Thursday, April 02, 2009

I Can't Quit You Babe

In the latest edition of National Review Jonah Goldberg shows that when it comes to politics, big business is more than happy to get into bed with anyone. Right now, their pillow mates are mostly Democrats. Goldberg does a nice job explaining how each partner in these sordid trysts have their needs met (sub req):

That's the key to the tawdry relationship between big business and big government. What big business likes about big government is that it clears the field of those pesky smaller, more nimble and entrepreneurial competitors--you know, the actual free marketeers. Government meddling takes much of the guesswork out of business. Think of big utilities. In exchange for letting the government set their rates, they never have to worry about rivals. Profit margins are guaranteed and predictable. History records no instance where the CEO of an electrical utility missed a tee time because a competitor suddenly unveiled an exciting new product.

Likewise, what big government likes about big business is that it's easier to deal with. When the economy is run by a few giant firms, you always know whom to get on the phone. If you've got a social or economic policy to implement--affirmative action, employer-provided healthcare, the Americans with Disabilities Act--it's much easier to work with giant companies that can afford to pass the costs of compliance on to their customers. It's particularly easy if you're on a first-name basis with the CEOs because you've sat on panels with them--and Bono and George Clooney--in Davos and Aspen every winter and summer. Remember when Hillary Clinton was warned that her health-care plan would destroy countless smaller businesses and she responded with a shrug: "I can't go out and save every undercapitalized entrepreneur in America"? Why should she bother? It's not like those people go to Renaissance Weekend.


He also captures the conundrum this creates for free market conservatives and libertarians:

Meanwhile, what about us conservatives (and libertarians)? We're constantly being denounced as right-wing apologists for big corporations, but in reality we're like the longsuffering wives who make excuses for our husbands, even though they let us down time and time again. At the same time, we're constantly hearing from strategists who insist that the answer is to loosen up, baby--become more socially liberal while staying fiscally conservative. The key problem is that fiscal conservatism, whatever its merits, isn't economic conservatism in the free-market tradition of Hayek, Friedman, Reagan, et al. As a generalization, when people say they are fiscal conservatives but social liberals, what they are really saying is that they are, simply, moderate liberals. Olympia Snowe, Susan Collins, Arlen Specter, and the rest aren't socially conservative, and they aren't economically conservative either.

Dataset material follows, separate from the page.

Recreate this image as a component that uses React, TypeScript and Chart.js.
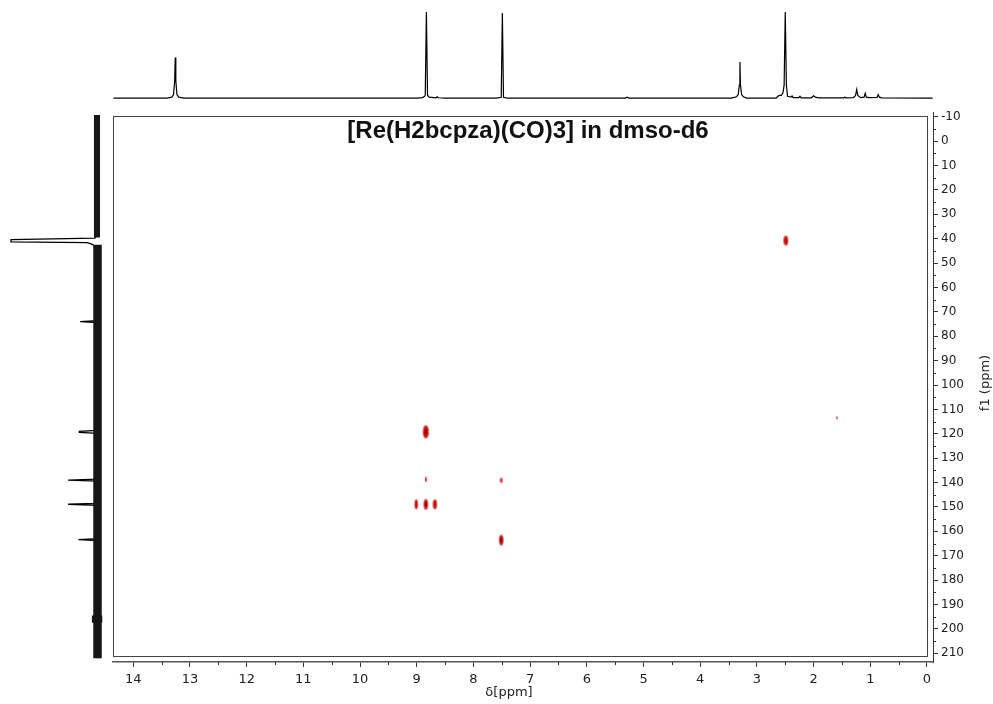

The perverse irony here is that most social conservatives tend to be economic conservatives as well (though one could say George W. Bush was socially conservative and fiscally liberal). Reaganite, pro-life conservatives also tend to be Reaganite free-marketers. Phil Gramm, the greatest deregulator of the last 20 years: pro-life. Ron Paul, the libertarian crusader: pro-life. Christine Todd Whitman and Colin Powell: They're pro-choice and pro-activist-government.

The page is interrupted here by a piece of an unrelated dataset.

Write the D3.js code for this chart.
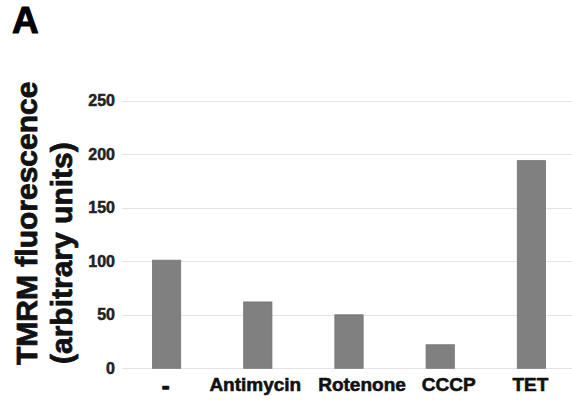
<!DOCTYPE html>
<html lang="en">
<head>
  <meta charset="UTF-8">
  <title>TMRM fluorescence</title>
  <script src="https://d3js.org/d3.v7.min.js"></script>
</head>
<body style="margin: 0; padding: 0; overflow: hidden; background: #fff;">
  <svg id="chart"></svg>

  <script>
    // data
    const categories = ["-", "Antimycin", "Rotenone", "CCCP", "TET"];
    const values = [101, 62, 50, 22, 194];
    const yTicks = [0, 50, 100, 150, 200, 250];
    const yTitleLines = ["TMRM fluorescence", "(arbitrary units)"];

    // the original labels are not quite centred under their bars
    const labelNudge = { "-": -1, "Antimycin": -2.5, "Rotenone": 13, "CCCP": 8.5, "TET": -1 };

    const width = 572, height = 400;
    const font = "'Liberation Sans', Arial, Helvetica, sans-serif";

    const svg = d3.select("#chart")
      .attr("width", width)
      .attr("height", height)
      .style("font-family", font);

    const x = d3.scaleBand()
      .domain(categories)
      .range([121, 577])
      .paddingInner(0.69)
      .paddingOuter(0.345);

    const y = d3.scaleLinear()
      .domain([0, 250])
      .range([368.3, 100.7]);

    // heavier text, like Helvetica Bold in the source
    function heavy(sel, w) {
      sel.attr("font-weight", "bold")
        .attr("stroke", "currentColor")
        .attr("stroke-width", w)
        .attr("stroke-linejoin", "round");
    }

    // grid lines
    svg.append("g")
      .selectAll("line")
      .data(yTicks)
      .join("line")
      .attr("x1", 122)
      .attr("x2", width)
      .attr("y1", d => Math.round(y(d)) + 0.5)
      .attr("y2", d => Math.round(y(d)) + 0.5)
      .attr("stroke", "#e3e3e3")
      .attr("stroke-width", 1.2);

    // y tick labels
    const yAxis = d3.axisLeft(y).tickValues(yTicks).tickSize(0).tickPadding(0);
    const gy = svg.append("g")
      .attr("transform", "translate(115,0)")
      .call(yAxis);
    gy.select(".domain").remove();
    gy.selectAll("text")
      .attr("font-family", font)
      .attr("font-size", 16)
      .attr("fill", "#222")
      .style("color", "#222")
      .call(heavy, 0.5);

    // bars
    svg.append("g")
      .selectAll("rect")
      .data(values)
      .join("rect")
      .attr("x", (d, i) => x(categories[i]))
      .attr("width", x.bandwidth())
      .attr("y", d => y(d))
      .attr("height", d => y(0) - y(d))
      .attr("fill", "#808080")
      .attr("stroke", "#747474")
      .attr("stroke-width", 0.8);

    // x labels
    const xAxis = d3.axisBottom(x).tickSize(0).tickPadding(0);
    const gx = svg.append("g")
      .attr("transform", "translate(0,377)")
      .call(xAxis);
    gx.select(".domain").remove();
    gx.selectAll("text")
      .attr("x", d => labelNudge[d])
      .attr("font-family", font)
      .attr("font-size", 19)
      .attr("fill", "#111")
      .style("color", "#111")
      .call(heavy, 0.6);
    gx.selectAll("text")
      .filter(d => d === "-")
      .attr("font-size", 22)
      .attr("stroke-width", 1.4);

    // y title (two lines, start-aligned at the bottom)
    svg.append("g")
      .style("color", "#111")
      .selectAll("text")
      .data(yTitleLines)
      .join("text")
      .attr("transform", (d, i) => `translate(${i === 0 ? 37 : 72},${i === 0 ? 365 : 364}) rotate(-90)`)
      .attr("text-anchor", "start")
      .attr("font-size", 30)
      .attr("fill", "#111")
      .call(heavy, 0.8)
      .text(d => d);

    // panel letter
    svg.append("text")
      .attr("x", 12)
      .attr("y", 33)
      .attr("font-size", 37)
      .attr("fill", "#000")
      .style("color", "#000")
      .call(heavy, 1)
      .text("A");
  </script>
</body>
</html>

The really odd part about it all is that full-spectrum conservatives greatly outnumber the socially liberal crowd--yet they're supposed to be the problem. They--heck, we--enter the party as cheap dates and in due course become battered spouses. We make apologies for CEOs who don't care what we think, and we never complain about the ingratitude of institutions we support. We fight for free-trade agreements and tax cuts, and they repay us time and again by jumping into bed with Barack Obama. And they don't even bother to wash off the smell of his cologne.

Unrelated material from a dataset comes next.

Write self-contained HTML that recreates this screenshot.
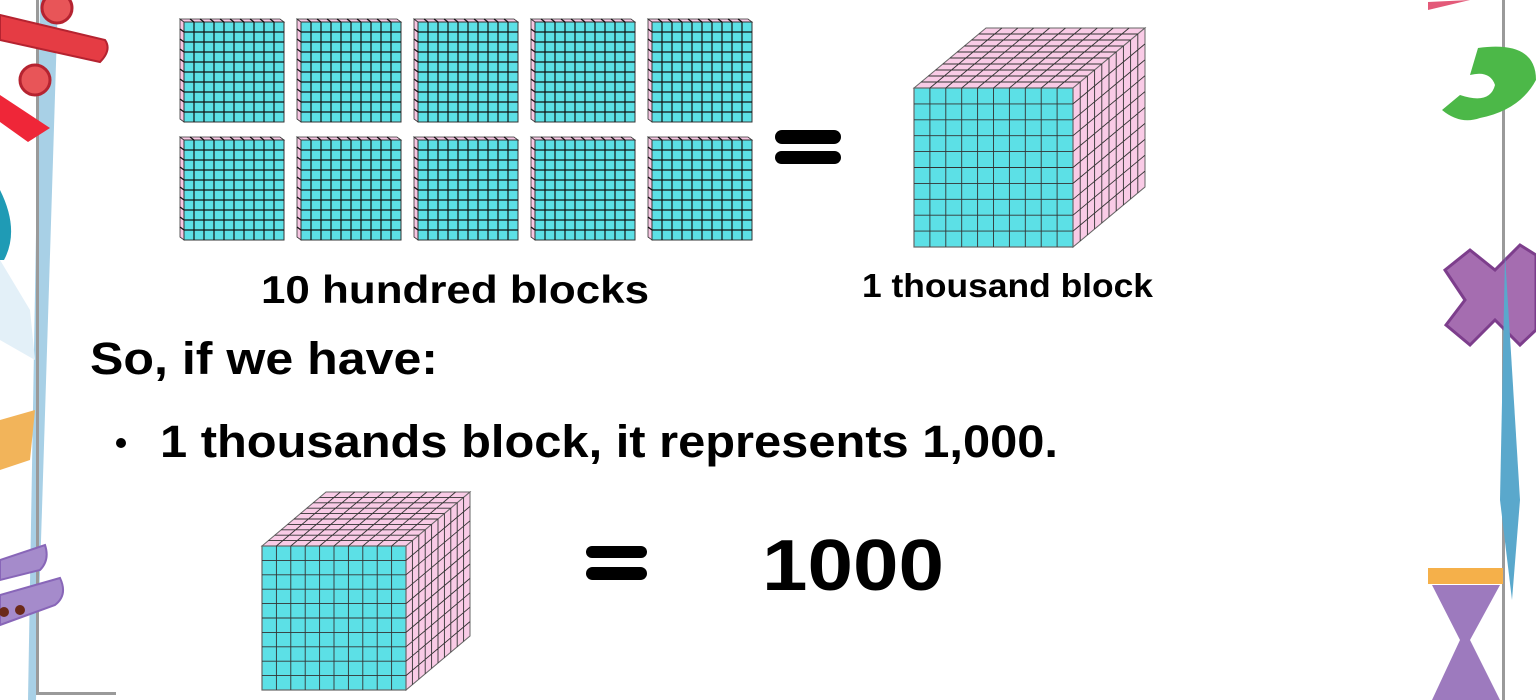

That sad thing is that conservatives end up defending big business not because we have any special fealty towards it but because we're defending the principles of the free market. Unfortunately, as has been pointed out time and time again, big business has no particular interest in these principles unless they happen to benefit their bottom line so they're more than happy to throw conservatives to the curb as soon as the government hussy shows them a little leg (profit). What's even sadder is they know we'll still be there for them when (if?) they wake up the next day and realize the how fatal the attraction that they've been chasing really is.